I'm trying to solve the following pde
$u_{xx}+u_{yy}=\sin(x)-\sin^3(x)$
where $x\in(0,\frac{\pi}{2}),y\in(0,2)$ with the conditions
$u(0,y)=u_{x}(\frac{\pi}{2},y)=u_{y}(x,0)=u_{y}(x,2)=0$.
I've tried solving through separation of variables but I get confused since the PDE is non-homogeneous. I also got advice that I should use Fourier transform.
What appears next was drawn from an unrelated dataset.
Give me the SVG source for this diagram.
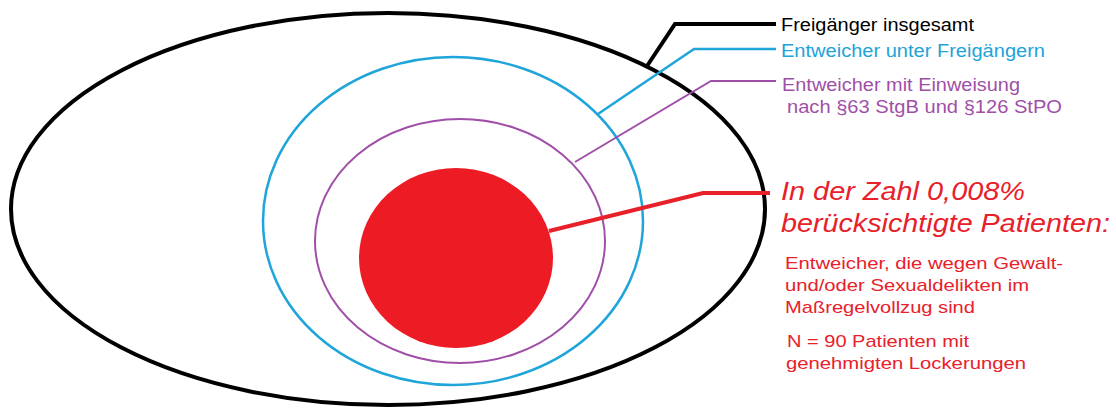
<svg xmlns="http://www.w3.org/2000/svg" width="1116" height="408" viewBox="0 0 1116 408">
<style>
text{font-family:"Liberation Sans",Arial,sans-serif;}
.lbl{font-size:17.5px;}
.big{font-size:25px;font-style:italic;fill:#e8202a;}
.sm{font-size:17px;fill:#e8202a;}
.k{stroke:#000;stroke-width:4;fill:none;}
.b{stroke:#1fa5d9;stroke-width:2.5;fill:none;}
.p{stroke:#a04fa8;stroke-width:2;fill:none;}
.r{stroke:#e8202a;stroke-width:4;fill:none;}
</style>
<rect width="1116" height="408" fill="#fff"/>
<g id="outer"><ellipse cx="388" cy="209" rx="377" ry="196" class="k"/></g>
<g id="escapees"><ellipse cx="453" cy="221" rx="190" ry="164" class="b"/></g>
<g id="committed"><ellipse cx="460" cy="241" rx="145" ry="122" class="p"/></g>
<g id="core"><ellipse cx="456" cy="258" rx="97" ry="90" fill="#ed1c24"/></g>
<g id="connectors">
<polyline points="776,24 675,24 647,66" class="k"/>
<polyline points="776,49 694,49 598,114" class="b"/>
<polyline points="776,81 711,81 575,162" class="p"/>
<polyline points="770,193 703,193 549,231" class="r"/>
</g>
<g id="label-freigaenger"><text x="781" y="31" class="lbl" fill="#000" textLength="193" lengthAdjust="spacingAndGlyphs">Freigänger insgesamt</text></g>
<g id="label-entweicher"><text x="781" y="57" class="lbl" fill="#22a3d8" textLength="264" lengthAdjust="spacingAndGlyphs">Entweicher unter Freigängern</text></g>
<g id="label-einweisung">
<text x="782" y="91" class="lbl" fill="#a04fa8" textLength="238" lengthAdjust="spacingAndGlyphs">Entweicher mit Einweisung</text>
<text x="787" y="113" class="lbl" fill="#a04fa8" textLength="275" lengthAdjust="spacingAndGlyphs">nach §63 StgB und §126 StPO</text>
</g>
<g id="label-core">
<text x="781" y="200" class="big" textLength="244" lengthAdjust="spacingAndGlyphs">In der Zahl 0,008%</text>
<text x="781" y="232" class="big" textLength="329" lengthAdjust="spacingAndGlyphs">berücksichtigte Patienten:</text>
<text x="785" y="269" class="sm" textLength="278" lengthAdjust="spacingAndGlyphs">Entweicher, die wegen Gewalt-</text>
<text x="785" y="291" class="sm" textLength="244" lengthAdjust="spacingAndGlyphs">und/oder Sexualdelikten im</text>
<text x="785" y="313" class="sm" textLength="190" lengthAdjust="spacingAndGlyphs">Maßregelvollzug sind</text>
<text x="787" y="347" class="sm" textLength="182" lengthAdjust="spacingAndGlyphs">N = 90 Patienten mit</text>
<text x="786" y="369" class="sm" textLength="240" lengthAdjust="spacingAndGlyphs">genehmigten Lockerungen</text>
</g>
</svg>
If anyone could help I would be grateful.
On
First, solve the homogeneous equation and its subsequent eigenvalue problems
\begin{cases} X''(x) + \lambda X(x) = 0, & X(0) = X'(\pi/2) = 0 \\ Y''(x) + \mu Y(x) = 0, & Y'(0) = Y'(2) = 0 \end{cases}
Since each set of eigenfunctions form a complete function space over $[0,\pi/2] \times [0,2]$, so we can write
$$ u(x,y) = \sum_{n=0}^\infty \sum_{m=0}^\infty c_{nm} \sin\big((2n+1)x\big)\cos\left(\frac{m\pi}{2}y\right) $$
Plugging this into the equation
$$ \sum_{n=0}^\infty \sum_{m=0}^\infty c_{nm}\left[(2n+1)^2+\left(\frac{m\pi}{2}\right)^2\right] \sin\big((2n+1)x\big)\cos\left(\frac{m\pi}{2}y\right) = -(\sin x - \sin^3 x) $$
Using the triple angle formula $$ \sin x - \sin^3 x = \frac14\sin x + \frac14 \sin 3x $$
This is already a Fourier series in $x$ and $y$, which implies \begin{cases} c_{nm}\left[(2n+1)^2+\left(\frac{m\pi}{2}\right)^2\right] = -\dfrac14, & n=0, \ m=0 \\ c_{nm}\left[(2n+1)^2+\left(\frac{m\pi}{2}\right)^2\right] = -\dfrac14 , & n=1, \ m=0 \\ c_{nm} = 0, & \text{ otherwise} \end{cases}
or $c_{00} = -\frac14$, $c_{10} = -\frac{1}{36}$. Hence, the final solution is
$$ u(x,y) = -\frac14 \sin x - \frac{1}{36}\sin 3x $$
Seek a solution of the form
$$u(x,y)=\sum_{\lambda}X_{\lambda}(x)Y_{\lambda}(y)$$
where $X$ satisfies the following ODE and boundary conditions
$$X''(x)+\lambda X=0$$
$$X(0)=X\left(\frac{\pi}{2}\right)=0$$
Since we have Dirichlet boundary conditions for $X$, we know that $\lambda > 0$ and we have
$$X_{\lambda}(x)=\sin(\lambda^{\frac{1}{2}}x)$$
$$\lambda^{\frac{1}{2}}=2n, n \in \mathbb{N}$$
Substituting $u$ into the PDE gives
$$\sum_{n=1}^{\infty}\left \{ \sin\left( 2nx \right) \left[ Y''(y)-4n^2Y(y)\right] \right \}=\sin(x)-\sin^3(x)$$
By orthogonality,
$$Y''(y)-4n^2Y(y)=\frac{\left<\sin\left( 2nx \right), \sin(x)-\sin^3(x)\right>}{\left<\sin\left( 2nx \right), \sin\left( 2nx \right) \right>} = \frac{4}{\pi}\int_{0}^{\frac{\pi}{2}}\sin(2nx)\sin(x)-\sin(2nx)\sin^3(x)dx$$
$$=\frac{16n(-1)^n}{\pi(2n-3)(2n-1)(2n+3)(2n+1)}$$
Let $G(y,\xi)$ be the Green function for this ODE satisfying $G(0,\xi)=G(2,\xi)=0$. Then,
$$Y(y)=\frac{16n(-1)^n}{\pi(2n-3)(2n-1)(2n+3)(2n+1)} \int_{0}^{2}G(y,\xi)d\xi$$
So the solution to the BVP is
$$u(x,y)=\sum_{n=1}^{\infty}\left \{\frac{16n(-1)^n\sin(2nx)}{\pi(2n-3)(2n-1)(2n+3)(2n+1)} \int_{0}^{2}G(y,\xi)d\xi \right \}$$